I am reading a textbook (of Bjarne Stroustrup) definition of class complex
class complex {
double re, im; // representation: two doubles
public:
complex(double r, double i) :re{r}, im{i} {} // construct complex from two scalars
complex(double r) :re{r}, im{0} {} // construct complex from one scalar
complex() :re{0}, im{0} {} // default complex: {0,0}
double real() const { return re; }
void ral(double d) { re = d; }
double imag() const { return im; }
void imag(double d) { im = d; }
complex& operator+=(complex z) { re+=z.re, im+=z.im; return *this; } // add to re and im
// and return the result
complex& operator-=(complex z) { re-=z.re, im-=z.im; return *this; }
complex& operator*=(complex); // defined out-of-class somewhere
complex& operator/=(complex); // defined out-of-class somewhere
};
The book also defines operations of complex:
complex operator+(complex a, complex b) { return a+=b; }
complex operator-(complex a, complex b) { return a-=b; }
complex operator-(complex a) { return {-a.real(), -a.imag()}; } // unary minus
complex operator*(complex a, complex b) { return a*=b; }
complex operator/(complex a, complex b) { return a/=b; }
I do not understand the third line above, which deals with unary minus.

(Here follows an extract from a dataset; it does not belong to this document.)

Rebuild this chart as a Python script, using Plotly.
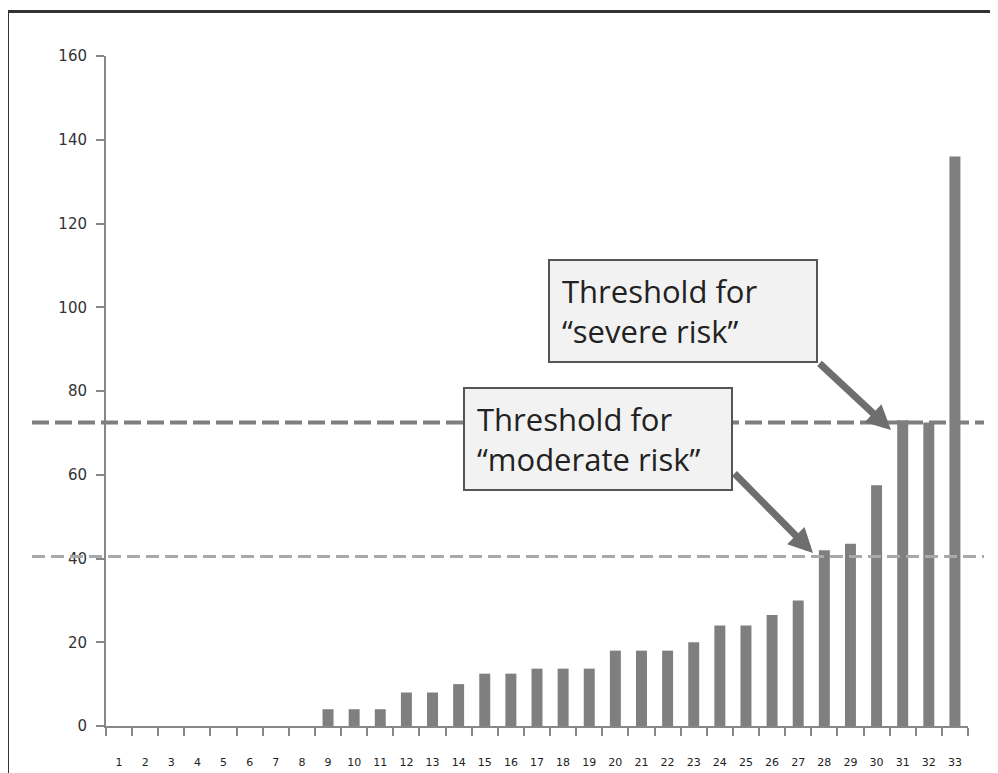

Why does it make sense to use an initializer list as the return value of operator-(complex a);?
You have to have
return {-a.real(), -a.imag()};
because you want to return a complex that is created from those two values. If you tried using
return -a.real(), -a.imag();
instead then you would return a complex that was created from just -a.imag() since the comma operator only returns the last value. Essentially, the code is exactly the same as
return -a.imag();
To make it more explicit, the author could have written
return complex{-a.real(), -a.imag()};
//or
return complex(-a.real(), -a.imag());
but that really isn't needed since the return value is always converted to the return type and with initializer lists, they are used like you had typed return_type{ initializers }.